Manifestement influencé lui aussi par nos voisins du sud, l’architecte Normand C. Gagnon, dont le bureau se situe sur le boulevard Marie-Victorin à Boucherville, est embauché par des promoteurs et constructeurs privés. Il dessine alors plusieurs plans de maisons d’une facture esthétique moderne, avec des détails de conception attrayants – une plus-value par rapport aux modèles standards offerts dans les catalogues de la SCHL. L’influence des grands architectes états-uniens, notamment Frank Lloyd Wright, est bien visible : un seul niveau, un accent mis sur l’horizontalité, de larges baies vitrées, un toit à faible pente, un garage ou un abri d’auto (le fameux carport), sans oublier l’utilisation de matériaux nobles, tels que le bois, la pierre et la brique. Ces maisons au style épuré, voire intemporel, forment aujourd’hui des quartiers entiers de Boucherville.
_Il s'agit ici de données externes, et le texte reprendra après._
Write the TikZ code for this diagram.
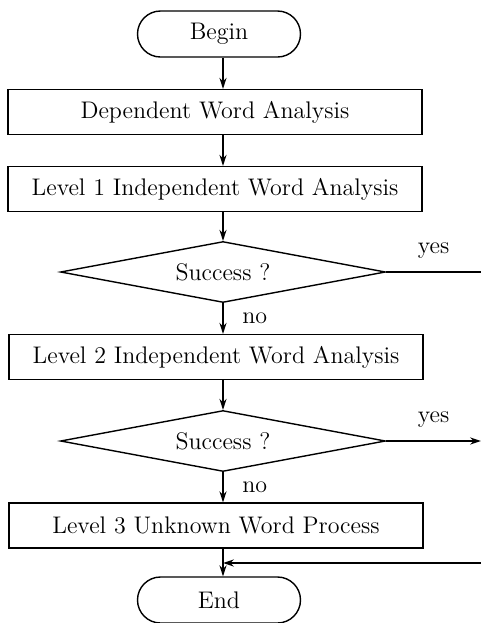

La firme d’architectes Gagnon et Archambault ne s’est pas limitée aux résidences privées, loin de là : nous sommes entourés d’édifices publics et commerciaux nés sur ses planches à dessin. En plus de l’hôtel de ville, du « centre civique » (devenu le complexe aquatique Laurie-Ève-Cormier) et de la marina de Boucherville, on compte parmi ses réalisations des dizaines d’écoles primaires et secondaires partout au Québec, des résidences pour personnes âgées, des centres commerciaux… et un projet majeur : la Place Dupuis à Montréal, symbole d’un Québec qui laisse de côté la modestie pour entrer dans une modernité qui voit grand.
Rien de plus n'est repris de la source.